Character homes come with character drainage. If you own or are buying an older Queensland home — a Queenslander, post-war cottage or anything pre-1980s — these are the drainage issues that come up again and again:

  • Earthenware (clay) sewer lines. Standard until PVC took over in the 1980s. Laid in short segments with a joint every 600mm, each joint is a potential root entry point and a place for ground movement to open a gap. Root intrusion in earthenware is the single most common defect found in older-suburb drain inspections.
  • Ground movement damage. Brisbane's reactive clay soils swell and shrink with the seasons, displacing joints and cracking rigid pipe over decades.

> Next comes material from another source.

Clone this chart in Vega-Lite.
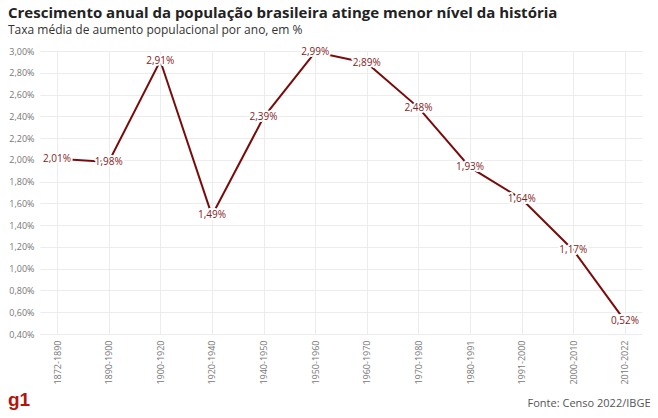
{
  "$schema": "https://vega.github.io/schema/vega-lite/v6.json",
  "width": 602,
  "height": 283,
  "padding": {"top": 6, "left": 8, "right": 8, "bottom": 4},
  "background": "white",
  "config": {
    "font": "Open Sans",
    "view": {"stroke": null},
    "locale": {"number": {"decimal": ",", "thousands": ".", "grouping": [3], "currency": ["R$", ""]}}
  },
  "title": {
    "text": "Crescimento anual da população brasileira atinge menor nível da história",
    "subtitle": "Taxa média de aumento populacional por ano, em %",
    "anchor": "start",
    "frame": "bounds",
    "font": "Open Sans",
    "fontSize": 15,
    "fontWeight": "bold",
    "color": "#222222",
    "subtitleFont": "Open Sans",
    "subtitleFontSize": 12,
    "subtitleColor": "#333333",
    "subtitlePadding": 4,
    "offset": 11
  },
  "data": {
    "values": [
      {"periodo": "1872-1890", "taxa": 0.0201},
      {"periodo": "1890-1900", "taxa": 0.0198},
      {"periodo": "1900-1920", "taxa": 0.0291},
      {"periodo": "1920-1940", "taxa": 0.0149},
      {"periodo": "1940-1950", "taxa": 0.0239},
      {"periodo": "1950-1960", "taxa": 0.0299},
      {"periodo": "1960-1970", "taxa": 0.0289},
      {"periodo": "1970-1980", "taxa": 0.0248},
      {"periodo": "1980-1991", "taxa": 0.0193},
      {"periodo": "1991-2000", "taxa": 0.0164},
      {"periodo": "2000-2010", "taxa": 0.0117},
      {"periodo": "2010-2022", "taxa": 0.0052}
    ]
  },
  "layer": [
    {
      "encoding": {
        "x": {
          "field": "periodo",
          "type": "ordinal",
          "sort": null,
          "scale": {"type": "point", "padding": 0.33},
          "axis": {
            "title": "Fonte: Censo 2022/IBGE",
            "titleAnchor": "end",
            "titleAlign": "right",
            "titleX": 610,
            "titleY": 72,
            "titleBaseline": "alphabetic",
            "titleFontSize": 11,
            "titleFontWeight": "normal",
            "titleColor": "#555555",
            "labelAngle": -90,
            "labelFontSize": 9,
            "labelColor": "#777777",
            "labelPadding": 6,
            "ticks": false,
            "domain": false,
            "grid": true,
            "gridColor": "#ececec"
          }
        },
        "y": {
          "field": "taxa",
          "type": "quantitative",
          "scale": {"domain": [0.004, 0.03], "nice": false, "zero": false},
          "axis": {
            "title": null,
            "format": ".2%",
            "values": [0.004, 0.006, 0.008, 0.010, 0.012, 0.014, 0.016, 0.018, 0.020, 0.022, 0.024, 0.026, 0.028, 0.030],
            "labelFontSize": 9,
            "labelColor": "#777777",
            "labelPadding": 6,
            "ticks": false,
            "domain": false,
            "gridColor": "#ececec"
          }
        }
      },
      "layer": [
        {
          "mark": {"type": "line", "color": "#7a0b0b", "strokeWidth": 2}
        },
        {
          "mark": {"type": "text", "fontSize": 10, "stroke": "white", "strokeWidth": 4, "strokeJoin": "round", "fill": "white"},
          "encoding": {"text": {"field": "taxa", "type": "quantitative", "format": ".2%"}}
        },
        {
          "mark": {"type": "text", "fontSize": 10, "color": "#852222"},
          "encoding": {"text": {"field": "taxa", "type": "quantitative", "format": ".2%"}}
        }
      ]
    },
    {
      "data": {"values": [{}]},
      "mark": {"type": "rule", "color": "#dddddd", "strokeWidth": 1, "x": -32, "x2": 610, "y": 336},
      "encoding": {}
    },
    {
      "data": {"values": [{}]},
      "mark": {"type": "text", "text": "g1", "x": -32, "y": 355, "align": "left", "baseline": "alphabetic", "fontSize": 19, "fontWeight": "bold", "color": "#b5140c", "font": "Arial"},
      "encoding": {}
    }
  ]
}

  • Bellied or back-graded sections. Soil settlement leaves sections of pipe sagging, so water pools and solids settle — chronic slow drains that clear temporarily and always come back.
  • Minimal or improvised stormwater. Many older homes were built with downpipes discharging onto the ground, later "fixed" with ad-hoc pipes of varying quality. Yard drainage problems are common.
  • Renovation-era shortcuts. Decades of owner-builder work can leave unvented fixtures, illegal connections (laundry to stormwater is a classic), and mystery pipes no diagram shows.
  • Terracotta stormwater and agricultural drains that silted up or collapsed long ago.

None of this means older homes should be avoided — most of these issues are repairable, many without excavation. It means the drains deserve the same scrutiny as the stumps and the roof: a camera inspection tells you which of these issues your particular home actually has, and how far along they are.